On the discoverability of the appellant’s claim, the Court upheld the trial judge’s finding that the appellant was aware of the existence of her claim when she filed the first statement of claim. The Court held the facts here were distinguishable from cases which turned on whether a “reasonable person” ought to have known as the Court held the appellant did in fact know the facts giving rise to her claim.

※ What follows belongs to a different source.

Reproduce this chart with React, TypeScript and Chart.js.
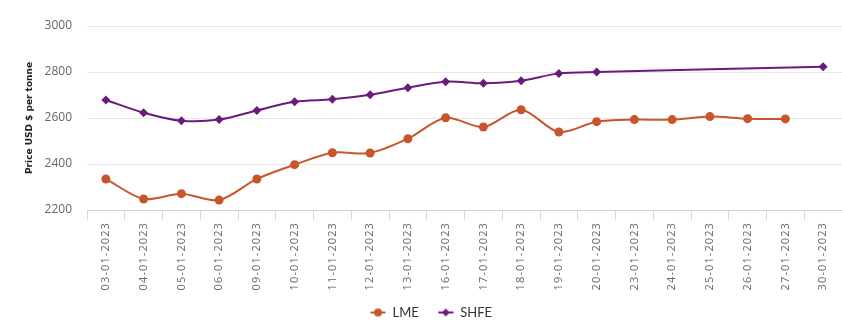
import React, { useEffect, useRef } from "react";
import { Chart, registerables } from "chart.js";

Chart.register(...registerables);

const dates = [
  "03-01-2023", "04-01-2023", "05-01-2023", "06-01-2023", "09-01-2023",
  "10-01-2023", "11-01-2023", "12-01-2023", "13-01-2023", "16-01-2023",
  "17-01-2023", "18-01-2023", "19-01-2023", "20-01-2023", "23-01-2023",
  "24-01-2023", "25-01-2023", "26-01-2023", "27-01-2023", "30-01-2023",
];

const lmePrices: (number | null)[] = [
  2335, 2248, 2271, 2243, 2335, 2397, 2449, 2448, 2510, 2601,
  2561, 2636, 2539, 2584, 2593, 2593, 2606, 2597, 2596, null,
];

const shfePrices: (number | null)[] = [
  2678, 2623, 2588, 2593, 2633, 2671, 2681, 2701, 2732, 2758,
  2751, 2762, 2794, 2800, null, null, null, null, null, 2823,
];

const yTicks = [2200, 2400, 2600, 2800, 3000];

const LME_COLOR = "#c8562c";
const SHFE_COLOR = "#6a1b7c";

// Small legend swatch: a short line with the series marker on top.
function makeSwatch(color: string, shape: "circle" | "diamond") {
  const c = document.createElement("canvas");
  c.width = 16;
  c.height = 10;
  const ctx = c.getContext("2d")!;
  ctx.strokeStyle = color;
  ctx.fillStyle = color;
  ctx.lineWidth = 2;
  ctx.beginPath();
  ctx.moveTo(0.5, 5);
  ctx.lineTo(15.5, 5);
  ctx.stroke();
  ctx.beginPath();
  if (shape === "circle") {
    ctx.arc(8, 5, 4, 0, Math.PI * 2);
  } else {
    ctx.moveTo(8, 1);
    ctx.lineTo(12, 5);
    ctx.lineTo(8, 9);
    ctx.lineTo(4, 5);
    ctx.closePath();
  }
  ctx.fill();
  return c;
}

// Spaced-out x-axis date labels, allowed to run past the axis box.
const spacedXLabels = {
  id: "spacedXLabels",
  beforeDraw(chart: any) {
    const xs = chart.scales.x;
    if (!xs || xs.__spaced) return;
    const orig = xs.drawLabels.bind(xs);
    xs._computeLabelArea = () => undefined;
    xs.drawLabels = (area: any) => {
      const ctx = chart.ctx as any;
      ctx.save();
      ctx.letterSpacing = "1.1px";
      orig(area);
      ctx.restore();
    };
    xs.__spaced = true;
  },
};

export default function App() {
  const ref = useRef<HTMLCanvasElement | null>(null);

  useEffect(() => {
    document.body.style.margin = "0";
    const swatches = [makeSwatch(LME_COLOR, "circle"), makeSwatch(SHFE_COLOR, "diamond")];
    const chart = new Chart(ref.current!, {
      type: "line",
      data: {
        labels: dates,
        datasets: [
          {
            label: "LME",
            data: lmePrices,
            borderColor: LME_COLOR,
            backgroundColor: LME_COLOR,
            borderWidth: 2,
            pointStyle: "circle",
            pointRadius: 4.5,
            pointBorderWidth: 0,
            tension: 0.3,
            spanGaps: true,
          },
          {
            label: "SHFE",
            data: shfePrices,
            borderColor: SHFE_COLOR,
            backgroundColor: SHFE_COLOR,
            borderWidth: 2,
            pointStyle: "rectRot",
            pointRadius: 4.5,
            pointBorderWidth: 0,
            tension: 0.3,
            spanGaps: true,
          },
        ],
      },
      options: {
        animation: false,
        responsive: true,
        maintainAspectRatio: false,
        layout: { autoPadding: false, padding: { top: 26, right: 0, bottom: 4, left: 20 } },
        scales: {
          x: {
            offset: true,
            grid: {
              offset: true,
              drawOnChartArea: false,
              drawTicks: true,
              tickLength: 10,
              color: "#d8d8d8",
            },
            border: { display: true, color: "#d0d0d0" },
            ticks: {
              autoSkip: false,
              maxRotation: 90,
              minRotation: 90,
              padding: 2,
              color: "#666666",
              font: { family: "'Open Sans'", size: 11 },
            },
            afterFit(scale: any) {
              scale.height = 77;
              scale.paddingLeft = 0;
              scale.paddingRight = 0;
            },
          },
          y: {
            min: 2200,
            max: 3000,
            afterBuildTicks(scale: any) {
              scale.ticks = yTicks.map((v) => ({ value: v }));
            },
            grid: { drawTicks: false, color: "#e6e6e6" },
            border: { display: false },
            ticks: {
              padding: 15,
              color: "#666666",
              font: { family: "'Open Sans'", size: 12 },
              callback: (v: any) => String(v),
            },
            title: {
              display: true,
              text: "Price USD $ per tonne",
              color: "#222222",
              padding: { top: 4, bottom: 0 },
              font: { family: "'DejaVu Sans'", size: 9, weight: "bold" },
            },
            afterFit(scale: any) {
              scale.width = 67;
            },
          },
        },
        plugins: {
          tooltip: { enabled: false },
          legend: {
            position: "bottom",
            labels: {
              usePointStyle: true,
              pointStyleWidth: 16,
              padding: 19,
              color: "#333333",
              font: { family: "Lato", size: 13 },
              generateLabels(c: any) {
                const items = Chart.defaults.plugins.legend.labels.generateLabels(c);
                return items.map((it: any, i: number) => ({ ...it, pointStyle: swatches[i] }));
              },
            },
          },
        },
      },
      plugins: [spacedXLabels],
    } as any);
    return () => chart.destroy();
  }, []);

  return (
    <div style={{ position: "fixed", left: 0, top: 0, width: 842, height: 333, background: "#fff" }}>
      <canvas ref={ref} />
    </div>
  );
}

As the finding that the appellant’s claim was statute-barred disposed of the appeal, the Court did not address whether the trial judge misapplied the legal tests for the various causes of action raised in the claim. However, the Court did go on to briefly address these submissions stating (at paragraph 20):
Nor do we see any error in the conclusion of the trial judge that even if the claims were not statute barred, the appellant herself is the cause of any damages she may have suffered. We agree with the conclusion that “but for” her failure to pay her parking tickets and fines, she would have had her licence plate validated and reassociated with her vehicle.
Costs
On the issue of costs, the appellant’s submissions focused on her standing as a self-represented litigant compared to Crown counsel as salaried employees. The appellant further submitted “the Crown had failed to prove its docket entries, and that it was the Crown’s conduct that necessitated a trial, not hers” (at paragraph 21).
The Court rejected both submissions in upholding the costs award. The Court held that self-represented litigants are not immune from costs and that section 131(2) of the Courts of Justice Act expressly prohibits disallowing or reducing costs where the Crown is a party.
On whether there was a basis to intervene, the Court held that “the determination of costs is discretionary, and this court will not intervene unless there is an error in principle or the costs award is plainly wrong” (at paragraph 22). The Court outlined several reasons for declining to vary the costs award in the appellant’s favour (at paragraphs 23-25):
- The respondent was successful at trial and the appellant failed to accept a “reasonable” Rule 49 offer to settle [payment of her parking fines and costs in her favour on a partial indemnity basis].
- The appellant’s conduct unnecessarily lengthened the proceeding and “the appellant litigated in an obstructive manner based on… ‘patently false arguments’”.
- The appellant was “an experienced litigant” and therefore understood that “frivolous litigation could lead to a substantial costs award”.
Conclusion
While the Court may provide more latitude to a self-represented litigant than counsel on procedural matters, Rebello v. Ontario (Transportation) confirms that significant costs awards against self-represented litigants can withstand appellate intervention. Rebello v. Ontario (Transportation) further highlights the strategic importance of a well-crafted Rule 49 offer to settle, especially when dealing with (particularly vexatious) self-represented litigants.